» INSTRUCTIONS FOR THE TASK
Copy all the data exactly, except the pictures.

--- START DATA SECTION ---

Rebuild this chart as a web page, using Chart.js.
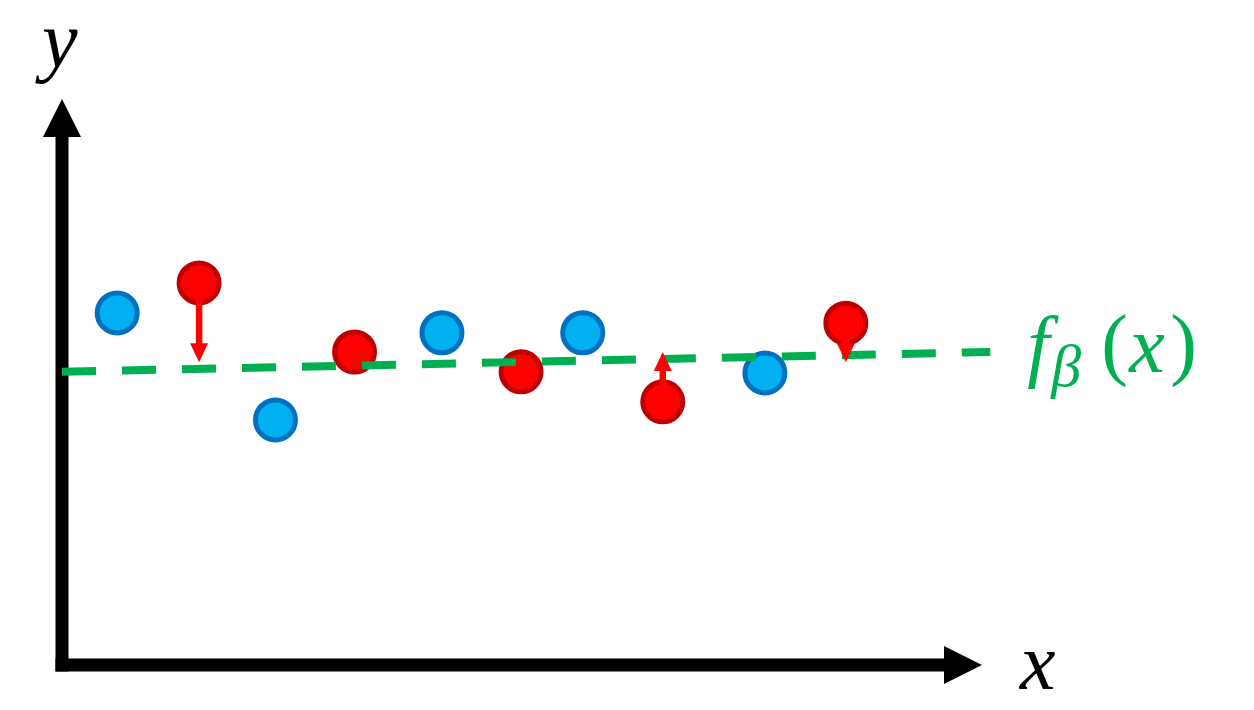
<!DOCTYPE html>
<html>
<head>
<meta charset="utf-8">
<script src="https://cdn.jsdelivr.net/npm/chart.js@4/dist/chart.umd.min.js"></script>
<style>
  html, body { margin: 0; padding: 0; background: #ffffff; }
  #wrap { width: 1254px; height: 710px; }
</style>
</head>
<body>
<div id="wrap"><canvas id="c" width="1254" height="710"></canvas></div>
<script>
// ---- data (axis units: 0..100 on both axes) ----
const blueX = [6.0, 23.2, 41.3, 56.6, 76.4];
const blueY = [62.2, 43.3, 58.7, 58.7, 51.6];
const redX = [14.9, 31.8, 49.9, 65.3, 85.2];
const redY = [67.5, 55.3, 51.8, 46.5, 60.4];
const residualTipY = [53.5, null, null, 55.3, 53.5];
const fitX = [0, 100.9];
const fitY = [51.8, 55.3];
const xAxisLabel = 'x';
const yAxisLabel = 'y';
const fitLabelMain = 'f';
const fitLabelSub = 'β';
const fitLabelArg = 'x';

const GREEN = '#00B050';

const toPts = (xs, ys) => xs.map((x, i) => ({ x: x, y: ys[i] }));

const axesPlugin = {
  id: 'axesArrows',
  beforeDatasetsDraw(chart) {
    const ctx = chart.ctx;
    const a = chart.chartArea;
    const w = 13, head = 38, half = 19;
    ctx.save();
    ctx.fillStyle = '#000000';
    // y axis
    ctx.fillRect(a.left - w / 2, a.top + head, w, a.bottom + w / 2 - (a.top + head));
    ctx.beginPath();
    ctx.moveTo(a.left - half, a.top + head);
    ctx.lineTo(a.left + half, a.top + head);
    ctx.lineTo(a.left, a.top);
    ctx.closePath();
    ctx.fill();
    // x axis
    ctx.fillRect(a.left - w / 2, a.bottom - w / 2, a.right - head - (a.left - w / 2), w);
    ctx.beginPath();
    ctx.moveTo(a.right - head, a.bottom - half);
    ctx.lineTo(a.right - head, a.bottom + half);
    ctx.lineTo(a.right, a.bottom);
    ctx.closePath();
    ctx.fill();
    ctx.restore();
  },
  afterDatasetsDraw(chart) {
    // residual arrows, drawn over the red points
    const ctx = chart.ctx;
    const xs = chart.scales.x, ys = chart.scales.y;
    ctx.save();
    ctx.fillStyle = '#FF0000';
    ctx.strokeStyle = '#FF0000';
    redX.forEach((rx, i) => {
      const tip = residualTipY[i];
      if (tip === null || tip === undefined) return;
      const px = xs.getPixelForValue(rx);
      const py = ys.getPixelForValue(redY[i]);
      const ty = ys.getPixelForValue(tip);
      const dir = ty > py ? 1 : -1;
      const hl = 19, hw = 9;
      const baseY = ty - dir * hl;
      const startY = py + dir * 12;
      if ((baseY - startY) * dir > 0) {
        ctx.lineWidth = 6.5;
        ctx.beginPath();
        ctx.moveTo(px, startY);
        ctx.lineTo(px, baseY + dir * 1);
        ctx.stroke();
      }
      ctx.beginPath();
      ctx.moveTo(px - hw, baseY);
      ctx.lineTo(px + hw, baseY);
      ctx.lineTo(px, ty);
      ctx.closePath();
      ctx.fill();
    });
    ctx.restore();
  },
  afterDraw(chart) {
    const ctx = chart.ctx;
    const a = chart.chartArea;
    const xs = chart.scales.x, ys = chart.scales.y;
    ctx.save();
    ctx.textBaseline = 'alphabetic';
    ctx.textAlign = 'left';
    ctx.fillStyle = '#000000';
    ctx.font = 'italic 80px "Liberation Serif", "DejaVu Serif", serif';
    ctx.fillText(yAxisLabel, a.left - 20, a.top - 32);
    ctx.fillText(xAxisLabel, a.right + 38, a.bottom + 24);

    // f_beta(x) label next to line end
    const lx = xs.getPixelForValue(fitX[fitX.length - 1]) + 37;
    const ly = ys.getPixelForValue(fitY[fitY.length - 1]) + 20;
    ctx.fillStyle = GREEN;
    ctx.font = 'italic 80px "Liberation Serif", "DejaVu Serif", serif';
    ctx.fillText(fitLabelMain, lx, ly);
    ctx.font = 'italic 60px "Liberation Serif", "DejaVu Serif", serif';
    ctx.fillText(fitLabelSub, lx + 24, ly + 14);
    ctx.font = '80px "Liberation Serif", "DejaVu Serif", serif';
    ctx.fillText('(', lx + 74, ly - 2);
    ctx.font = 'italic 80px "Liberation Serif", "DejaVu Serif", serif';
    ctx.fillText(fitLabelArg, lx + 102, ly);
    ctx.font = '80px "Liberation Serif", "DejaVu Serif", serif';
    ctx.fillText(')', lx + 143, ly - 2);
    ctx.restore();
  }
};

new Chart(document.getElementById('c'), {
  type: 'scatter',
  data: {
    datasets: [
      {
        label: 'fit',
        type: 'line',
        data: toPts(fitX, fitY),
        borderColor: GREEN,
        borderWidth: 8,
        borderDash: [34, 26],
        borderCapStyle: 'butt',
        pointRadius: 0,
        fill: false,
        tension: 0,
        clip: false,
        order: 0
      },
      {
        label: 'blue',
        data: toPts(blueX, blueY),
        backgroundColor: '#00B0F0',
        borderColor: '#0070C0',
        borderWidth: 5,
        pointRadius: 20,
        pointHoverRadius: 20,
        clip: false,
        order: 1
      },
      {
        label: 'red',
        data: toPts(redX, redY),
        backgroundColor: '#FF0000',
        borderColor: '#C00000',
        borderWidth: 5,
        pointRadius: 20,
        pointHoverRadius: 20,
        clip: false,
        order: 1
      }
    ]
  },
  options: {
    responsive: false,
    animation: false,
    devicePixelRatio: 1,
    events: [],
    layout: { padding: { left: 62, right: 272, top: 99, bottom: 45 } },
    plugins: { legend: { display: false }, tooltip: { enabled: false }, title: { display: false } },
    scales: {
      x: { type: 'linear', min: 0, max: 100, display: false },
      y: { type: 'linear', min: 0, max: 100, display: false }
    }
  },
  plugins: [axesPlugin]
});
</script>
</body>
</html>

--- END DATA SECTION ---

» ANSWER FOR THE TASK
Rebuild this chart as a web page, using Chart.js.
<!DOCTYPE html>
<html>
<head>
<meta charset="utf-8">
<script src="https://cdn.jsdelivr.net/npm/chart.js@4/dist/chart.umd.min.js"></script>
<style>
  html, body { margin: 0; padding: 0; background: #ffffff; }
  #wrap { width: 1254px; height: 710px; }
</style>
</head>
<body>
<div id="wrap"><canvas id="c" width="1254" height="710"></canvas></div>
<script>
// ---- data (axis units: 0..100 on both axes) ----
const blueX = [6.0, 23.2, 41.3, 56.6, 76.4];
const blueY = [62.2, 43.3, 58.7, 58.7, 51.6];
const redX = [14.9, 31.8, 49.9, 65.3, 85.2];
const redY = [67.5, 55.3, 51.8, 46.5, 60.4];
const residualTipY = [53.5, null, null, 55.3, 53.5];
const fitX = [0, 100.9];
const fitY = [51.8, 55.3];
const xAxisLabel = 'x';
const yAxisLabel = 'y';
const fitLabelMain = 'f';
const fitLabelSub = 'β';
const fitLabelArg = 'x';

const GREEN = '#00B050';

const toPts = (xs, ys) => xs.map((x, i) => ({ x: x, y: ys[i] }));

const axesPlugin = {
  id: 'axesArrows',
  beforeDatasetsDraw(chart) {
    const ctx = chart.ctx;
    const a = chart.chartArea;
    const w = 13, head = 38, half = 19;
    ctx.save();
    ctx.fillStyle = '#000000';
    // y axis
    ctx.fillRect(a.left - w / 2, a.top + head, w, a.bottom + w / 2 - (a.top + head));
    ctx.beginPath();
    ctx.moveTo(a.left - half, a.top + head);
    ctx.lineTo(a.left + half, a.top + head);
    ctx.lineTo(a.left, a.top);
    ctx.closePath();
    ctx.fill();
    // x axis
    ctx.fillRect(a.left - w / 2, a.bottom - w / 2, a.right - head - (a.left - w / 2), w);
    ctx.beginPath();
    ctx.moveTo(a.right - head, a.bottom - half);
    ctx.lineTo(a.right - head, a.bottom + half);
    ctx.lineTo(a.right, a.bottom);
    ctx.closePath();
    ctx.fill();
    ctx.restore();
  },
  afterDatasetsDraw(chart) {
    // residual arrows, drawn over the red points
    const ctx = chart.ctx;
    const xs = chart.scales.x, ys = chart.scales.y;
    ctx.save();
    ctx.fillStyle = '#FF0000';
    ctx.strokeStyle = '#FF0000';
    redX.forEach((rx, i) => {
      const tip = residualTipY[i];
      if (tip === null || tip === undefined) return;
      const px = xs.getPixelForValue(rx);
      const py = ys.getPixelForValue(redY[i]);
      const ty = ys.getPixelForValue(tip);
      const dir = ty > py ? 1 : -1;
      const hl = 19, hw = 9;
      const baseY = ty - dir * hl;
      const startY = py + dir * 12;
      if ((baseY - startY) * dir > 0) {
        ctx.lineWidth = 6.5;
        ctx.beginPath();
        ctx.moveTo(px, startY);
        ctx.lineTo(px, baseY + dir * 1);
        ctx.stroke();
      }
      ctx.beginPath();
      ctx.moveTo(px - hw, baseY);
      ctx.lineTo(px + hw, baseY);
      ctx.lineTo(px, ty);
      ctx.closePath();
      ctx.fill();
    });
    ctx.restore();
  },
  afterDraw(chart) {
    const ctx = chart.ctx;
    const a = chart.chartArea;
    const xs = chart.scales.x, ys = chart.scales.y;
    ctx.save();
    ctx.textBaseline = 'alphabetic';
    ctx.textAlign = 'left';
    ctx.fillStyle = '#000000';
    ctx.font = 'italic 80px "Liberation Serif", "DejaVu Serif", serif';
    ctx.fillText(yAxisLabel, a.left - 20, a.top - 32);
    ctx.fillText(xAxisLabel, a.right + 38, a.bottom + 24);

    // f_beta(x) label next to line end
    const lx = xs.getPixelForValue(fitX[fitX.length - 1]) + 37;
    const ly = ys.getPixelForValue(fitY[fitY.length - 1]) + 20;
    ctx.fillStyle = GREEN;
    ctx.font = 'italic 80px "Liberation Serif", "DejaVu Serif", serif';
    ctx.fillText(fitLabelMain, lx, ly);
    ctx.font = 'italic 60px "Liberation Serif", "DejaVu Serif", serif';
    ctx.fillText(fitLabelSub, lx + 24, ly + 14);
    ctx.font = '80px "Liberation Serif", "DejaVu Serif", serif';
    ctx.fillText('(', lx + 74, ly - 2);
    ctx.font = 'italic 80px "Liberation Serif", "DejaVu Serif", serif';
    ctx.fillText(fitLabelArg, lx + 102, ly);
    ctx.font = '80px "Liberation Serif", "DejaVu Serif", serif';
    ctx.fillText(')', lx + 143, ly - 2);
    ctx.restore();
  }
};

new Chart(document.getElementById('c'), {
  type: 'scatter',
  data: {
    datasets: [
      {
        label: 'fit',
        type: 'line',
        data: toPts(fitX, fitY),
        borderColor: GREEN,
        borderWidth: 8,
        borderDash: [34, 26],
        borderCapStyle: 'butt',
        pointRadius: 0,
        fill: false,
        tension: 0,
        clip: false,
        order: 0
      },
      {
        label: 'blue',
        data: toPts(blueX, blueY),
        backgroundColor: '#00B0F0',
        borderColor: '#0070C0',
        borderWidth: 5,
        pointRadius: 20,
        pointHoverRadius: 20,
        clip: false,
        order: 1
      },
      {
        label: 'red',
        data: toPts(redX, redY),
        backgroundColor: '#FF0000',
        borderColor: '#C00000',
        borderWidth: 5,
        pointRadius: 20,
        pointHoverRadius: 20,
        clip: false,
        order: 1
      }
    ]
  },
  options: {
    responsive: false,
    animation: false,
    devicePixelRatio: 1,
    events: [],
    layout: { padding: { left: 62, right: 272, top: 99, bottom: 45 } },
    plugins: { legend: { display: false }, tooltip: { enabled: false }, title: { display: false } },
    scales: {
      x: { type: 'linear', min: 0, max: 100, display: false },
      y: { type: 'linear', min: 0, max: 100, display: false }
    }
  },
  plugins: [axesPlugin]
});
</script>
</body>
</html>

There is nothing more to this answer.